Palantir is Wall Street’s riskiest lottery ticket 

Even if it triples revenue, the stock would still be wildly overpriced.

3 Min Read
Palantir is already locked in as the US government’s AI darling, and Elon Musk’s DOGE initiative could bring even more opportunities.

Calling it a ticking bomb is generous. Palantir is trading at a valuation no other stock on Wall Street comes close to. NO OTHER. 

Investors are desperate for the next Nvidia, but paying sky-high prices today for possible gains in 4-5 years? That’s a bold bet. 

  • Price-to-sales? An absurd 50x. 
  • Price-to-earnings? A wild 168x. The S&P 500? A chill 27x. 
  • Revenue growth? A modest 20% — nowhere near Nvidia’s stratospheric rise. 

Yet in less than three months, Palantir has added $90 billion in market value. Since Trump’s election win, it’s up 94%, making it a retail favorite with a $177 billion market cap. 

For this valuation to make even a little sense, Palantir needs to triple revenue to nearly $9 billion — which, at this growth rate, won’t happen before 2028. Even then at 20x sales, it would still be one of the most expensive stocks on the S&P 500. 

And that’s just to hold at its current price. 
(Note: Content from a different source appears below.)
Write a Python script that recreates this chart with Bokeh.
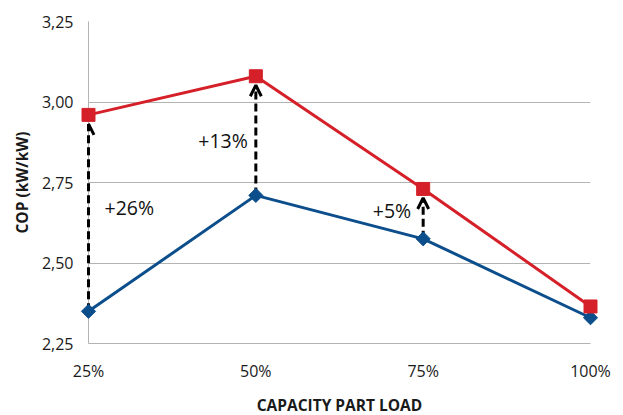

Analysts predict 20-26% annual revenue growth through 2028, with a sudden 67% spike in 2027 — sure, okay. But Jefferies warns that any slowdown could crush the stock’s narrative and trigger brutal valuation compression. 

The analyst sentiment? Not great. 

  • Only three out of 21 analysts rate it a “buy.” 
  • Five say sell. 
  • The average 12-month target? $52.11 — a 36% drop. 

Jefferies’ bear case? $28. That’s a potential 65% wipeout. Just take a look at this chart:

The business itself isn’t bad. Government contracts brought in $320 million last quarter, up 40% over the last year. The commercial side is booming too, with US revenue jumping 54% to $179 million. 

But reliance on government money is risky — one budget shift could wreck growth. 

Palantir is already locked in as the US government’s AI darling, and Elon Musk’s DOGE initiative could bring even more opportunities. But CEO Alex Karp needs to keep playing the Washington game to stay in favor. 

Earnings are coming on 4 February. The bar is way higher now, and Jefferies warns that keeping up this pace is only going to get tougher. 

Bottom line: Palantir’s business is solid. Its stock price is completely unhinged.